West made his remarks after inquests in Geneva at which the May 27 deaths of kayaker Craig Fliege and his would-be rescuers, brothers Mark and Bruce Sperling, were ruled accidental by a coroner's jury

In rendering its verdicts, the jury did not place blame for the accident or offer comments.

But Fliege, 38, of Oakbrook Terrace, did not appear to have accidentally gone over the notoriously dangerous dam in his kayak, a state conservation police officer told the jury.

"It is our belief that he knew the dam was there and he intentionally went over," said Illinois Department of Natural Resources police investigator William Bergland.

Based on interviews and witness accounts of the accident, Bergland said investigators have little doubt Fliege ignored sign and marker buoys upstream warning of the upcoming dam.

Bergland said witness Greg Freeman, owner of Freeman Sports in Yorkville, told him Fliege appeared to be paddling slowly near the edge of the dam before lining himself up, making a call on his cell phone and, after donning a life jacket, had attempted to "shoot" the dam close to where one of his friends was fishing downstream.

Bergland said the bow of Fliege's kayak became wedged in submerged rocks and the stern was caught by the dam.

Bruce Sperling, 32, of Lombard, and Mark Sperling, 27, of Yorkville were preparing to rent a canoe from Freeman just before the accident. When they asked Freeman what he was looking at through his binoculars, he responded, "I'm looking at a dead man," said Bergland.

Bergland said Freemen immediately turned to call 911 while warning the Sperling brothers against going into the water near the dam to attempt a rescue.

Both brothers were wearing life jackets, to no avail, said Bergland. It is not clear which brother went into the water first, he said. One was heard yelling: "That's my brother!
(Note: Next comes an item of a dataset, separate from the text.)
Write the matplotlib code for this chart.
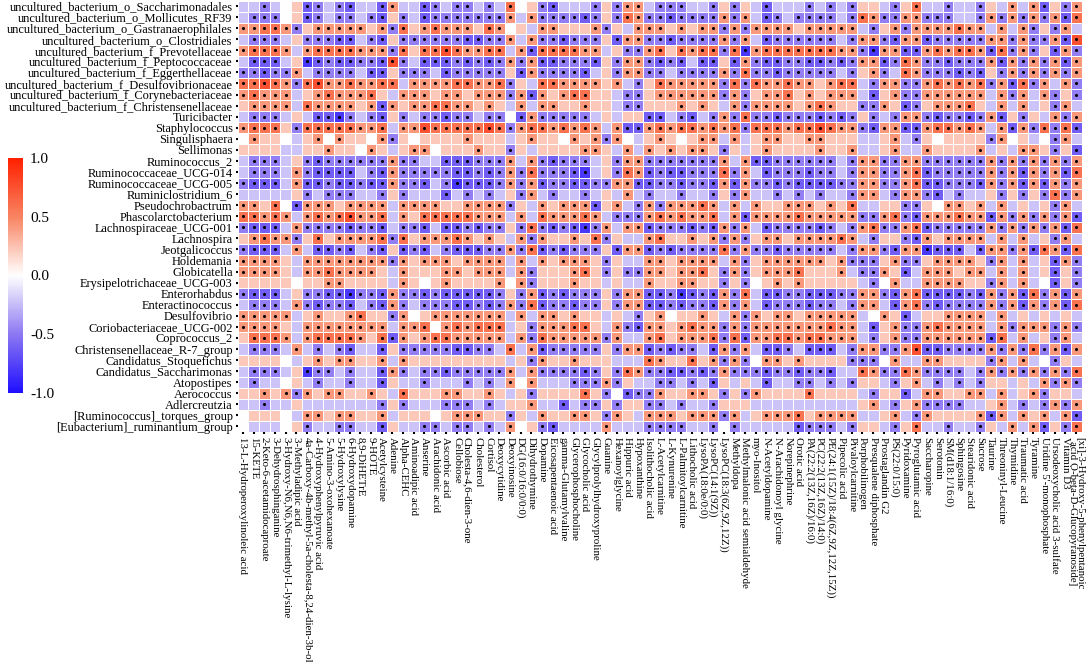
"""Genus x metabolite correlation heatmap."""

import matplotlib

matplotlib.use("Agg")
import matplotlib.pyplot as plt
import numpy as np
from matplotlib.colors import LinearSegmentedColormap

GENERA = [
    "uncultured_bacterium_o_Saccharimonadales",
    "uncultured_bacterium_o_Mollicutes_RF39",
    "uncultured_bacterium_o_Gastranaerophilales",
    "uncultured_bacterium_o_Clostridiales",
    "uncultured_bacterium_f_Prevotellaceae",
    "uncultured_bacterium_f_Peptococcaceae",
    "uncultured_bacterium_f_Eggerthellaceae",
    "uncultured_bacterium_f_Desulfovibrionaceae",
    "uncultured_bacterium_f_Corynebacteriaceae",
    "uncultured_bacterium_f_Christensenellaceae",
    "Turicibacter",
    "Staphylococcus",
    "Singulisphaera",
    "Sellimonas",
    "Ruminococcus_2",
    "Ruminococcaceae_UCG-014",
    "Ruminococcaceae_UCG-005",
    "Ruminiclostridium_6",
    "Pseudochrobactrum",
    "Phascolarctobacterium",
    "Lachnospiraceae_UCG-001",
    "Lachnospira",
    "Jeotgalicoccus",
    "Holdemania",
    "Globicatella",
    "Erysipelotrichaceae_UCG-003",
    "Enterorhabdus",
    "Enteractinococcus",
    "Desulfovibrio",
    "Coriobacteriaceae_UCG-002",
    "Coprococcus_2",
    "Christensenellaceae_R-7_group",
    "Candidatus_Stoquefichus",
    "Candidatus_Saccharimonas",
    "Atopostipes",
    "Aerococcus",
    "Adlercreutzia",
    "[Ruminococcus]_torques_group",
    "[Eubacterium]_ruminantium_group",
]

METABOLITES = [
    "13-L-Hydroperoxylinoleic acid", "15-KETE", "2-Keto-6-acetamidocaproate",
    "3-Dehydrosphinganine", "3-Hydroxy-N6,N6,N6-trimethyl-L-lysine",
    "3-Methyladipic acid", "4a-Carboxy-4b-methyl-5a-cholesta-8,24-dien-3b-ol",
    "4-Hydroxyphenylpyruvic acid", "5-Amino-3-oxohexanoate", "5-Hydroxylysine",
    "6-Hydroxydopamine", "8,9-DiHETrE", "9-HOTE", "Acetylcysteine", "Adenine",
    "Alpha-CEHC", "Aminoadipic acid", "Anserine", "Arachidonic acid",
    "Ascorbic acid", "Cellobiose", "Cholesta-4,6-dien-3-one", "Cholesterol",
    "Cortisol", "Deoxycytidine", "Deoxyinosine", "DG(16:0/16:0/0:0)",
    "Dihydrothymine", "Dopamine", "Eicosapentaenoic acid",
    "gamma-Glutamylvaline", "Glycerophosphocholine", "Glycocholic acid",
    "Glycylprolylhydroxyproline", "Guanine", "Hexanoylglycine", "Hippuric acid",
    "Hypoxanthine", "Isolithocholic acid", "L-Acetylcarnitine", "L-Kynurenine",
    "L-Palmitoylcarnitine", "Lithocholic acid", "LysoPA(18:0e/0:0)",
    "LysoPC(14:1(9Z))", "LysoPC(18:3(6Z,9Z,12Z))", "Methyldopa",
    "Methylmalonic acid semialdehyde", "myo-Inositol", "N-Acetyldopamine",
    "N-Arachidonoyl glycine", "Norepinephrine", "Orotic acid",
    "PA(22:2(13Z,16Z)/16:0)", "PC(22:2(13Z,16Z)/14:0)",
    "PE(24:1(15Z)/18:4(6Z,9Z,12Z,15Z))", "Pipecolic acid", "Pivaloylcarnitine",
    "Porphobilinogen", "Presqualene diphosphate", "Prostaglandin G2",
    "PS(22:0/15:0)", "Pyridoxamine", "Pyroglutamic acid", "Saccharopine",
    "Serotonin", "SM(d18:1/16:0)", "Sphingosine", "Stearidonic acid", "Sucrose",
    "Taurine", "Threoninyl-Leucine", "Thymidine", "Traumatic acid", "Tyramine",
    "Uridine 5'-monophosphate", "Ursodeoxycholic acid 3-sulfate", "Vitamin D3",
    "[xi]-3-Hydroxy-5-phenylpentanoic\nacid O-beta-D-Glucopyranoside]",
]

# one character per cell (1 = strong negative ... 5 = ~0 ... 9 = strong positive)
# blocks of metabolites: 0-19 | 20-39 | 40-59 | 60-78
CELLS = [
    "44345623432442744234 33434856324443637743 33443636424443434366 4368443443647472637",
    "43335623433432634233 33333747333323638733 23333737423433334387 3377333443737373728",
    "77887367777767386787 77687564776667364777 67677373777767777743 6737777877474736374",
    "43334633322432633333 32233747332333627733 23333737423333334377 3277233333773733729",
    "78887478888777386889 87788472888877463378 68788381788888887731 7722787887283736273",
    "42224612322332934222 32323737223332637732 32422627322332232377 2387332333727373727",
    "33233743333422633342 33333627333324637733 43333738332333334367 3487333232637373737",
    "88987389778778847777 88778364887777674368 77777383877877678843 7733787878372837473",
    "78777467877786477767 76777372767886643367 77777373677867677742 6733777777473747363",
    "67777487777672767788 77676474776676643366 67676473777767876633 7623677786474746374",
    "43334642213432634332 33433527333334646622 43243738332333232363 4377323323726364737",
    "78886388888778477988 88898378878787472278 78878783888788987732 7722788787472738382",
    "57665467576657365666 67666467665767375467 65677474677667766644 6743656666375645374",
    "66664466766576467756 66766364666677647476 76776364676666766744 6744766667464776362",
    "43334632333333733442 22333747323334637733 33333747223333334377 3377333333737373737",
    "43334732222432733333 22323738333214638723 22333837423332334377 3378233333737273728",
    "32224722322322733243 12223737233223377223 32332727332322223377 3378223332737272737",
    "44444634333443634442 43434637434434647434 43443637443434344377 4377324344636363837",
    "77685277767777477776 67777364767772674373 77787474766777676844 6633657767474646374",
    "88787478789778476888 88777474877787433378 78778472777787777733 7832777877273737372",
    "32224733332332433242 23233638323213747723 33232737423333234378 3378233333737373728",
    "67877368677778386777 87676473766768364478 66767373677677778743 6632767777474746374",
    "32224742232432623243 22233738232333627723 23333837332333334377 3277122242773728728",
    "77776477777777376777 67777474767776364477 67777473677777767333 6733677776374746273",
    "77776477877776476667 76777473666786363377 67786373677786667433 7624777677474746263",
    "66666566776666476567 66667573666766464476 67766363567676666643 5744777766374745263",
    "32224633221332733232 22223637232333637722 31232738422332223377 3278222232737283727",
    "43334732332432734333 22323738233233637722 32332737423332334377 4278323333737273728",
    "77777467667866375677 77777474776766464367 56676473767767777745 7624667777474646464",
    "77776477777777477857 87888463777886473277 67877373777777787742 6733787777473777373",
    "68887478888768276788 77777473877777374478 67778382778878877743 6733777777284746374",
    "43334743432442633333 22334847233333637723 23342737422342224377 3379223333737383727",
    "66665467677667476666 66666463766766644487 66867373577676666333 5744776666374745364",
    "43334613343442734332 33333747333323638733 22323733323323324487 3387333343737373738",
    "43445643443442644344 43434757444333736443 34342646424433434366 4367434343664647373",
    "66767376776676486667 76676463666686352337 66776363766668666643 6624776677474673664",
    "44344644444443634443 33434667442433636633 43443666444444444467 4367333344674343737",
    "56665477677667466656 77766364766776376477 76777374677786777744 6743766667274767472",
    "54445634433442644334 33434756324444744433 33443534444423334366 4368443443647472638",
]

LEVELS = {"1": -0.8, "2": -0.62, "3": -0.47, "4": -0.22, "5": 0.0,
          "6": 0.22, "7": 0.42, "8": 0.58, "9": 0.75}

corr = np.array([[LEVELS[ch] for ch in row.replace(" ", "")] for row in CELLS])
if corr.shape != (len(GENERA), len(METABOLITES)):
    raise ValueError(f"cell matrix has shape {corr.shape}")
significant = np.abs(corr) >= 0.4

plt.rcParams["font.family"] = ["Liberation Serif", "DejaVu Serif"]

W, H = 1086, 662
fig = plt.figure(figsize=(W / 100, H / 100), dpi=100)
ax = fig.add_axes([237.5 / W, 1 - 432 / H, 844 / W, 431.5 / H])

cmap = LinearSegmentedColormap.from_list(
    "bwr_custom", ["#1f0fff", "#8d78f2", "#ffffff", "#f88462", "#ff2000"]
)
mesh = ax.pcolormesh(corr, cmap=cmap, vmin=-1, vmax=1,
                     edgecolors="white", linewidth=0.6)

rows, cols = np.nonzero(significant)
ax.scatter(cols + 0.5, rows + 0.5, s=5, c="black", linewidths=0)

ax.set_xlim(0, len(METABOLITES))
ax.set_ylim(len(GENERA), 0)
ax.set_xticks(np.arange(len(METABOLITES)) + 0.5)
ax.set_xticklabels(METABOLITES, rotation=270, fontsize=7.8,
                   ha="center", va="top", linespacing=0.75)
ax.set_yticks(np.arange(len(GENERA)) + 0.5)
ax.set_yticklabels(GENERA, fontsize=8.9)
ax.tick_params(length=1.5, width=1.5, pad=2)
for spine in ax.spines.values():
    spine.set_visible(False)

cax = fig.add_axes([8 / W, 1 - 393 / H, 15 / W, 235 / H])
cbar = fig.colorbar(mesh, cax=cax, ticks=[-1, -0.5, 0, 0.5, 1])
cbar.ax.set_yticklabels(["-1.0", "-0.5", "0.0", "0.5", "1.0"], fontsize=11)
cbar.ax.tick_params(length=0, pad=5)
cbar.outline.set_visible(False)

fig.savefig("out.png", dpi=100)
That's my brother."

"Once you are trapped in the boil of the dam, it is almost impossible to get out of," said Bergland. "Some people have survived [being trapped beneath the dam] but not many," he said.
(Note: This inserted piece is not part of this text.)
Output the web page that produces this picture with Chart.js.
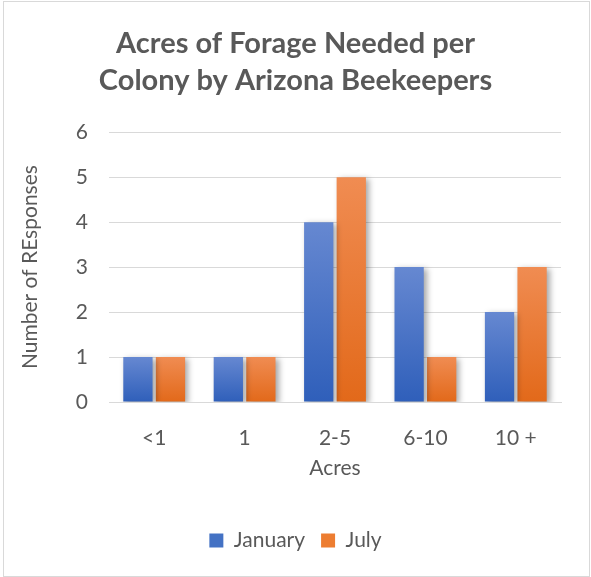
<!DOCTYPE html>
<html>
<head>
<meta charset="utf-8">
<script src="https://cdn.jsdelivr.net/npm/chart.js@4.4.0/dist/chart.umd.min.js"></script>
<style>
html,body{margin:0;padding:0;background:#fff;}
#wrap{position:relative;width:591px;height:577px;}
#frame{position:absolute;left:3px;top:1px;width:585px;height:574px;border:1px solid #d9d9d9;box-sizing:content-box;pointer-events:none;}
canvas{position:absolute;left:0;top:0;}
</style>
</head>
<body>
<div id="wrap"><canvas id="c" width="591" height="577"></canvas><div id="frame"></div></div>
<script>
const categories = ["<1", "1", "2-5", "6-10", "10 +"];
const january = [1, 1, 4, 3, 2];
const july = [1, 1, 5, 1, 3];
const yTicks = [0, 1, 2, 3, 4, 5, 6];
const titleLines = ["Acres of Forage Needed per", "Colony by Arizona Beekeepers"];

const FONT = "Lato, 'Open Sans', sans-serif";
const GREY = "#595959";
const FS = 21;

function grad(top, bottom, fallback) {
  return function (ctx) {
    const chart = ctx.chart;
    if (!chart.chartArea || ctx.type !== 'data') return fallback;
    const y = chart.scales.y;
    const yt = y.getPixelForValue(ctx.parsed.y);
    const yb = y.getPixelForValue(0);
    if (!isFinite(yt) || !isFinite(yb) || yt === yb) return fallback;
    const g = chart.ctx.createLinearGradient(0, yt, 0, yb);
    g.addColorStop(0, top);
    g.addColorStop(1, bottom);
    return g;
  };
}

const shadowPlugin = {
  id: 'shadow',
  beforeDatasetsDraw(chart) {
    const c = chart.ctx;
    c.save();
    c.shadowColor = 'rgba(0,0,0,0.35)';
    c.shadowBlur = 6;
    c.shadowOffsetX = 3;
    c.shadowOffsetY = 2;
  },
  afterDatasetsDraw(chart) {
    chart.ctx.restore();
  }
};

new Chart(document.getElementById('c'), {
  type: 'bar',
  data: {
    labels: categories,
    datasets: [
      { label: 'January', data: january, backgroundColor: grad('#6688d1', '#2f5fba', '#4472c4') },
      { label: 'July', data: july, backgroundColor: grad('#f08c52', '#e2691a', '#ed7d31') }
    ]
  },
  plugins: [shadowPlugin],
  options: {
    responsive: false,
    animation: false,
    devicePixelRatio: 1,
    layout: { padding: { left: 30, right: 30, top: 0, bottom: 16 } },
    datasets: { bar: { categoryPercentage: 0.72, barPercentage: 0.9 } },
    plugins: {
      title: {
        display: true,
        text: titleLines,
        color: GREY,
        font: { family: FONT, size: 29, weight: 'bold', lineHeight: 1.28 },
        padding: { top: 25, bottom: 33 }
      },
      legend: {
        position: 'bottom',
        labels: {
          color: GREY,
          font: { family: FONT, size: FS },
          boxWidth: 14,
          boxHeight: 14,
          padding: 16,
          generateLabels(chart) {
            const cols = ['#4472c4', '#ed7d31'];
            return chart.data.datasets.map((d, i) => ({
              text: d.label, fillStyle: cols[i], strokeStyle: cols[i], lineWidth: 0,
              datasetIndex: i, fontColor: GREY
            }));
          }
        }
      },
      tooltip: { enabled: false }
    },
    scales: {
      x: {
        afterFit(axis) { axis.height = 112; },
        grid: { display: false, drawTicks: false },
        border: { display: true, color: '#d9d9d9', width: 1 },
        ticks: { color: GREY, font: { family: FONT, size: FS }, padding: 24 },
        title: { display: true, text: 'Acres', color: GREY, font: { family: FONT, size: FS }, padding: { top: 5, bottom: 33 } }
      },
      y: {
        min: 0, max: 6,
        afterBuildTicks(axis) { axis.ticks = yTicks.map(v => ({ value: v })); },
        afterFit(axis) { axis.width = 79; },
        grid: { color: '#d9d9d9', lineWidth: 1, drawTicks: false },
        border: { display: false },
        ticks: { color: GREY, font: { family: FONT, size: FS }, padding: 21 },
        title: { display: true, text: 'Number of REsponses', color: GREY, font: { family: FONT, size: FS }, padding: { top: -12, bottom: 10 } }
      }
    }
  }
});
</script>
</body>
</html>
Yorkville Detective James Presnak, who also investigated the accident, told jurors that 18 people have drowned at the dam in the past 25 years.

Some long-planned construction alterations of the so-called low-head dam that are designed to mitigate the dangerous boil were started soon after the drownings, he said.

Although toxicology results showed Fliege had trace amounts of cocaine and marijuana in his system and Mark Sperling had trace amounts of marijuana and alcohol, there is no evidence any of the drowning victims was impaired, said Presnak.

Although the accident occurred in Kendall County, all three men were pronounced dead at hospitals in Aurora, in Kane County.

"It was a very tragic event that took three lives," said West.